● Dataset section:
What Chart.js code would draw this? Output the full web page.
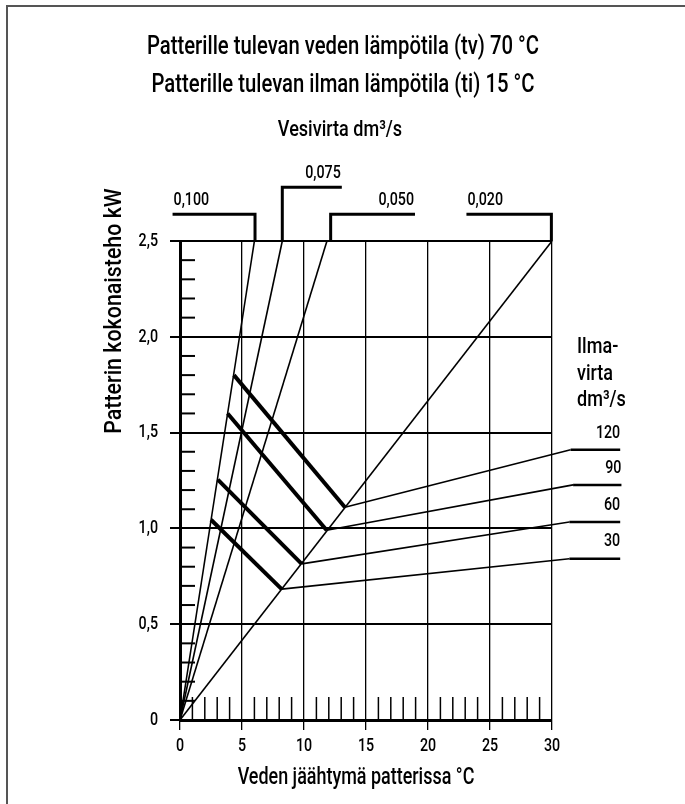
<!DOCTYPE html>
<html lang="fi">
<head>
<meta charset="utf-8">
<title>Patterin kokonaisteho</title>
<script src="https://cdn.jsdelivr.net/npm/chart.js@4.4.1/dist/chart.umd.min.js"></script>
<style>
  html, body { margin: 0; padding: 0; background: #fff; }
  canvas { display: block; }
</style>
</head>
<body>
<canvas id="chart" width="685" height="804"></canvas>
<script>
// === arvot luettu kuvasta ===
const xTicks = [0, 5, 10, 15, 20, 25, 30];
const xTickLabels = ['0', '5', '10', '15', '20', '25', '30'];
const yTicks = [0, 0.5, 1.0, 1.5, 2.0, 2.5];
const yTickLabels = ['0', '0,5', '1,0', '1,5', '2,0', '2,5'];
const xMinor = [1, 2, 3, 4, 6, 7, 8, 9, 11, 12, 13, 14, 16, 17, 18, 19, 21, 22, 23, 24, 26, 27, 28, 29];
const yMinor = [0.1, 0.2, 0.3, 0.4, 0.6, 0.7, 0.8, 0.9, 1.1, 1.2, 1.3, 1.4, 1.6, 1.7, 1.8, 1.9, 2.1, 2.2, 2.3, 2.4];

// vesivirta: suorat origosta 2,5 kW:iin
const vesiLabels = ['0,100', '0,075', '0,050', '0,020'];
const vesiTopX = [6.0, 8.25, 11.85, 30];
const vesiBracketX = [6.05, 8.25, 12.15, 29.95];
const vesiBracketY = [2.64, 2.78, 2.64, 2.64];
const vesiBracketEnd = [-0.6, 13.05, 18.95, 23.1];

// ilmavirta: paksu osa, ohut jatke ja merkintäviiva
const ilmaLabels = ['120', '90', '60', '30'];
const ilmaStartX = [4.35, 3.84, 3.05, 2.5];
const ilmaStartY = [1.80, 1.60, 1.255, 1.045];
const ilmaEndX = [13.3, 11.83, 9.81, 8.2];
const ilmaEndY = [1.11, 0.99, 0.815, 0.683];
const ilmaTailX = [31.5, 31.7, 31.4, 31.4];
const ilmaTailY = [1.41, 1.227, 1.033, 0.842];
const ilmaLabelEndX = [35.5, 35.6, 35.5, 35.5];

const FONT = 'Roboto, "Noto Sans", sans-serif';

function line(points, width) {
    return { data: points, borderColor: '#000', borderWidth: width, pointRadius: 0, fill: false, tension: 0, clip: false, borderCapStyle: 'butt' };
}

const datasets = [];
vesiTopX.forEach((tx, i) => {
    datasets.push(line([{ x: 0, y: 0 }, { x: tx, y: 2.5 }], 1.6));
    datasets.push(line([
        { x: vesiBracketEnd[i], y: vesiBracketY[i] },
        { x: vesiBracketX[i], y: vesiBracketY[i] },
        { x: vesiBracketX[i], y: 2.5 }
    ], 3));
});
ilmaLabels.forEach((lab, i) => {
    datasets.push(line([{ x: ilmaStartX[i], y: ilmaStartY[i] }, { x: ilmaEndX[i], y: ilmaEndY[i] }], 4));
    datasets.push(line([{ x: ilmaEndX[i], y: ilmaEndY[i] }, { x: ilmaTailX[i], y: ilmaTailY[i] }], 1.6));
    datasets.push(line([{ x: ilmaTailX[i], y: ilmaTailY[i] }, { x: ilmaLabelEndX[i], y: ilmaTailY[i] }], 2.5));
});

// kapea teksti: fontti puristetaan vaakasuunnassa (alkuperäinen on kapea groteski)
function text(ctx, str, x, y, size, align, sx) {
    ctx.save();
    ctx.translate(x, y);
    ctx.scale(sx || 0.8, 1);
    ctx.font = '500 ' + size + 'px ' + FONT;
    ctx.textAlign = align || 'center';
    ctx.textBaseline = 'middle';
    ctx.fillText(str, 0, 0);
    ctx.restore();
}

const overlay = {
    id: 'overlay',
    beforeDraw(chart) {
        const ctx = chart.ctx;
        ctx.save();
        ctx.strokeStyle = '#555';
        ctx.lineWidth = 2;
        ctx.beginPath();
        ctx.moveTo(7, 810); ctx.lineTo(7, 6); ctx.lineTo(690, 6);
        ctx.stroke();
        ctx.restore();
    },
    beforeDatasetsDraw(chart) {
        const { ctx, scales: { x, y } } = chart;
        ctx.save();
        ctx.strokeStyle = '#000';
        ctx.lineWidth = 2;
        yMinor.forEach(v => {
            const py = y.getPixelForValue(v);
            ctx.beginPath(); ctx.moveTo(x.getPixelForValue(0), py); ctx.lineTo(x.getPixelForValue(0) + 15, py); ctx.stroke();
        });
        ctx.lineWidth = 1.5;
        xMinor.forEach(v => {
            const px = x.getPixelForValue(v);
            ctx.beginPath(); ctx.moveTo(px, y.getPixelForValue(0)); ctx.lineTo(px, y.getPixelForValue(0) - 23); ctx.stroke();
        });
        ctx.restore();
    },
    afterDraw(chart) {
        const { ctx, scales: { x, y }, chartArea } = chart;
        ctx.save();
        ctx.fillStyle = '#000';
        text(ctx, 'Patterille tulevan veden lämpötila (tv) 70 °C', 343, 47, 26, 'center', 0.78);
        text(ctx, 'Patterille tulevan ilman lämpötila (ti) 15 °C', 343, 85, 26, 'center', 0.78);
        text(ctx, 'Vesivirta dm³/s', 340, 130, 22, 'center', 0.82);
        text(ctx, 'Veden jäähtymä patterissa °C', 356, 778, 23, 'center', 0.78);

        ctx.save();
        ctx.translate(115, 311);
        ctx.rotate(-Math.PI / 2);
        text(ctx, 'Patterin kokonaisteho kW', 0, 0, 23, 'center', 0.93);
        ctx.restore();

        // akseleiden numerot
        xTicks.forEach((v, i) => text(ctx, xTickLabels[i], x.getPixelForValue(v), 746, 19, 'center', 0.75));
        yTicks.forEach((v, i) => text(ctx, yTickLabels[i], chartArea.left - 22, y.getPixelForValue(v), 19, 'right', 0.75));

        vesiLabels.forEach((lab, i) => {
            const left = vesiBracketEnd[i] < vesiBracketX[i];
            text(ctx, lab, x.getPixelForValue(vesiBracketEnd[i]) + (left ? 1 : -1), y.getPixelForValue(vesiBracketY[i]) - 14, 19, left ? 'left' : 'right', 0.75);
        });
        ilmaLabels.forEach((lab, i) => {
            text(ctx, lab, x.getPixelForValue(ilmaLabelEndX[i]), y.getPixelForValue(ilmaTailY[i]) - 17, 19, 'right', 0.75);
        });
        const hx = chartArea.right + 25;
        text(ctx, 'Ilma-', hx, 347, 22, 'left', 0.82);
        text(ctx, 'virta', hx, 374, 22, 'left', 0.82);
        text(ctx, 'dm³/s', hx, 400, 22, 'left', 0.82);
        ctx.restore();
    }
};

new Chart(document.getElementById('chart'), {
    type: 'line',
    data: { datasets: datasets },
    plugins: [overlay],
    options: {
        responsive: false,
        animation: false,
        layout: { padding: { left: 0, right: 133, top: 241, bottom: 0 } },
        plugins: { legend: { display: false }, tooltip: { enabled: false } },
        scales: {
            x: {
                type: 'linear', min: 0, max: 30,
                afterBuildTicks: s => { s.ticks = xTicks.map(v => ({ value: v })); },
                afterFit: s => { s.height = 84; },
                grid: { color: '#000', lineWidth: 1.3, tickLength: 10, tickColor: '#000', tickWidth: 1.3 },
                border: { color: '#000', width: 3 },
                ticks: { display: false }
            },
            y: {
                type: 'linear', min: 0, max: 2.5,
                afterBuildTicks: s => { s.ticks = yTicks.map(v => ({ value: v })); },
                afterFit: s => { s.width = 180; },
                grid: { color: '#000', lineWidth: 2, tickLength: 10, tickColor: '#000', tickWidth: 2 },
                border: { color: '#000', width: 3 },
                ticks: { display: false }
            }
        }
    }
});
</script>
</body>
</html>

● The problem: Replicate the material above verbatim; images stay out of the copy.

● Response:
What Chart.js code would draw this? Output the full web page.
<!DOCTYPE html>
<html lang="fi">
<head>
<meta charset="utf-8">
<title>Patterin kokonaisteho</title>
<script src="https://cdn.jsdelivr.net/npm/chart.js@4.4.1/dist/chart.umd.min.js"></script>
<style>
  html, body { margin: 0; padding: 0; background: #fff; }
  canvas { display: block; }
</style>
</head>
<body>
<canvas id="chart" width="685" height="804"></canvas>
<script>
// === arvot luettu kuvasta ===
const xTicks = [0, 5, 10, 15, 20, 25, 30];
const xTickLabels = ['0', '5', '10', '15', '20', '25', '30'];
const yTicks = [0, 0.5, 1.0, 1.5, 2.0, 2.5];
const yTickLabels = ['0', '0,5', '1,0', '1,5', '2,0', '2,5'];
const xMinor = [1, 2, 3, 4, 6, 7, 8, 9, 11, 12, 13, 14, 16, 17, 18, 19, 21, 22, 23, 24, 26, 27, 28, 29];
const yMinor = [0.1, 0.2, 0.3, 0.4, 0.6, 0.7, 0.8, 0.9, 1.1, 1.2, 1.3, 1.4, 1.6, 1.7, 1.8, 1.9, 2.1, 2.2, 2.3, 2.4];

// vesivirta: suorat origosta 2,5 kW:iin
const vesiLabels = ['0,100', '0,075', '0,050', '0,020'];
const vesiTopX = [6.0, 8.25, 11.85, 30];
const vesiBracketX = [6.05, 8.25, 12.15, 29.95];
const vesiBracketY = [2.64, 2.78, 2.64, 2.64];
const vesiBracketEnd = [-0.6, 13.05, 18.95, 23.1];

// ilmavirta: paksu osa, ohut jatke ja merkintäviiva
const ilmaLabels = ['120', '90', '60', '30'];
const ilmaStartX = [4.35, 3.84, 3.05, 2.5];
const ilmaStartY = [1.80, 1.60, 1.255, 1.045];
const ilmaEndX = [13.3, 11.83, 9.81, 8.2];
const ilmaEndY = [1.11, 0.99, 0.815, 0.683];
const ilmaTailX = [31.5, 31.7, 31.4, 31.4];
const ilmaTailY = [1.41, 1.227, 1.033, 0.842];
const ilmaLabelEndX = [35.5, 35.6, 35.5, 35.5];

const FONT = 'Roboto, "Noto Sans", sans-serif';

function line(points, width) {
    return { data: points, borderColor: '#000', borderWidth: width, pointRadius: 0, fill: false, tension: 0, clip: false, borderCapStyle: 'butt' };
}

const datasets = [];
vesiTopX.forEach((tx, i) => {
    datasets.push(line([{ x: 0, y: 0 }, { x: tx, y: 2.5 }], 1.6));
    datasets.push(line([
        { x: vesiBracketEnd[i], y: vesiBracketY[i] },
        { x: vesiBracketX[i], y: vesiBracketY[i] },
        { x: vesiBracketX[i], y: 2.5 }
    ], 3));
});
ilmaLabels.forEach((lab, i) => {
    datasets.push(line([{ x: ilmaStartX[i], y: ilmaStartY[i] }, { x: ilmaEndX[i], y: ilmaEndY[i] }], 4));
    datasets.push(line([{ x: ilmaEndX[i], y: ilmaEndY[i] }, { x: ilmaTailX[i], y: ilmaTailY[i] }], 1.6));
    datasets.push(line([{ x: ilmaTailX[i], y: ilmaTailY[i] }, { x: ilmaLabelEndX[i], y: ilmaTailY[i] }], 2.5));
});

// kapea teksti: fontti puristetaan vaakasuunnassa (alkuperäinen on kapea groteski)
function text(ctx, str, x, y, size, align, sx) {
    ctx.save();
    ctx.translate(x, y);
    ctx.scale(sx || 0.8, 1);
    ctx.font = '500 ' + size + 'px ' + FONT;
    ctx.textAlign = align || 'center';
    ctx.textBaseline = 'middle';
    ctx.fillText(str, 0, 0);
    ctx.restore();
}

const overlay = {
    id: 'overlay',
    beforeDraw(chart) {
        const ctx = chart.ctx;
        ctx.save();
        ctx.strokeStyle = '#555';
        ctx.lineWidth = 2;
        ctx.beginPath();
        ctx.moveTo(7, 810); ctx.lineTo(7, 6); ctx.lineTo(690, 6);
        ctx.stroke();
        ctx.restore();
    },
    beforeDatasetsDraw(chart) {
        const { ctx, scales: { x, y } } = chart;
        ctx.save();
        ctx.strokeStyle = '#000';
        ctx.lineWidth = 2;
        yMinor.forEach(v => {
            const py = y.getPixelForValue(v);
            ctx.beginPath(); ctx.moveTo(x.getPixelForValue(0), py); ctx.lineTo(x.getPixelForValue(0) + 15, py); ctx.stroke();
        });
        ctx.lineWidth = 1.5;
        xMinor.forEach(v => {
            const px = x.getPixelForValue(v);
            ctx.beginPath(); ctx.moveTo(px, y.getPixelForValue(0)); ctx.lineTo(px, y.getPixelForValue(0) - 23); ctx.stroke();
        });
        ctx.restore();
    },
    afterDraw(chart) {
        const { ctx, scales: { x, y }, chartArea } = chart;
        ctx.save();
        ctx.fillStyle = '#000';
        text(ctx, 'Patterille tulevan veden lämpötila (tv) 70 °C', 343, 47, 26, 'center', 0.78);
        text(ctx, 'Patterille tulevan ilman lämpötila (ti) 15 °C', 343, 85, 26, 'center', 0.78);
        text(ctx, 'Vesivirta dm³/s', 340, 130, 22, 'center', 0.82);
        text(ctx, 'Veden jäähtymä patterissa °C', 356, 778, 23, 'center', 0.78);

        ctx.save();
        ctx.translate(115, 311);
        ctx.rotate(-Math.PI / 2);
        text(ctx, 'Patterin kokonaisteho kW', 0, 0, 23, 'center', 0.93);
        ctx.restore();

        // akseleiden numerot
        xTicks.forEach((v, i) => text(ctx, xTickLabels[i], x.getPixelForValue(v), 746, 19, 'center', 0.75));
        yTicks.forEach((v, i) => text(ctx, yTickLabels[i], chartArea.left - 22, y.getPixelForValue(v), 19, 'right', 0.75));

        vesiLabels.forEach((lab, i) => {
            const left = vesiBracketEnd[i] < vesiBracketX[i];
            text(ctx, lab, x.getPixelForValue(vesiBracketEnd[i]) + (left ? 1 : -1), y.getPixelForValue(vesiBracketY[i]) - 14, 19, left ? 'left' : 'right', 0.75);
        });
        ilmaLabels.forEach((lab, i) => {
            text(ctx, lab, x.getPixelForValue(ilmaLabelEndX[i]), y.getPixelForValue(ilmaTailY[i]) - 17, 19, 'right', 0.75);
        });
        const hx = chartArea.right + 25;
        text(ctx, 'Ilma-', hx, 347, 22, 'left', 0.82);
        text(ctx, 'virta', hx, 374, 22, 'left', 0.82);
        text(ctx, 'dm³/s', hx, 400, 22, 'left', 0.82);
        ctx.restore();
    }
};

new Chart(document.getElementById('chart'), {
    type: 'line',
    data: { datasets: datasets },
    plugins: [overlay],
    options: {
        responsive: false,
        animation: false,
        layout: { padding: { left: 0, right: 133, top: 241, bottom: 0 } },
        plugins: { legend: { display: false }, tooltip: { enabled: false } },
        scales: {
            x: {
                type: 'linear', min: 0, max: 30,
                afterBuildTicks: s => { s.ticks = xTicks.map(v => ({ value: v })); },
                afterFit: s => { s.height = 84; },
                grid: { color: '#000', lineWidth: 1.3, tickLength: 10, tickColor: '#000', tickWidth: 1.3 },
                border: { color: '#000', width: 3 },
                ticks: { display: false }
            },
            y: {
                type: 'linear', min: 0, max: 2.5,
                afterBuildTicks: s => { s.ticks = yTicks.map(v => ({ value: v })); },
                afterFit: s => { s.width = 180; },
                grid: { color: '#000', lineWidth: 2, tickLength: 10, tickColor: '#000', tickWidth: 2 },
                border: { color: '#000', width: 3 },
                ticks: { display: false }
            }
        }
    }
});
</script>
</body>
</html>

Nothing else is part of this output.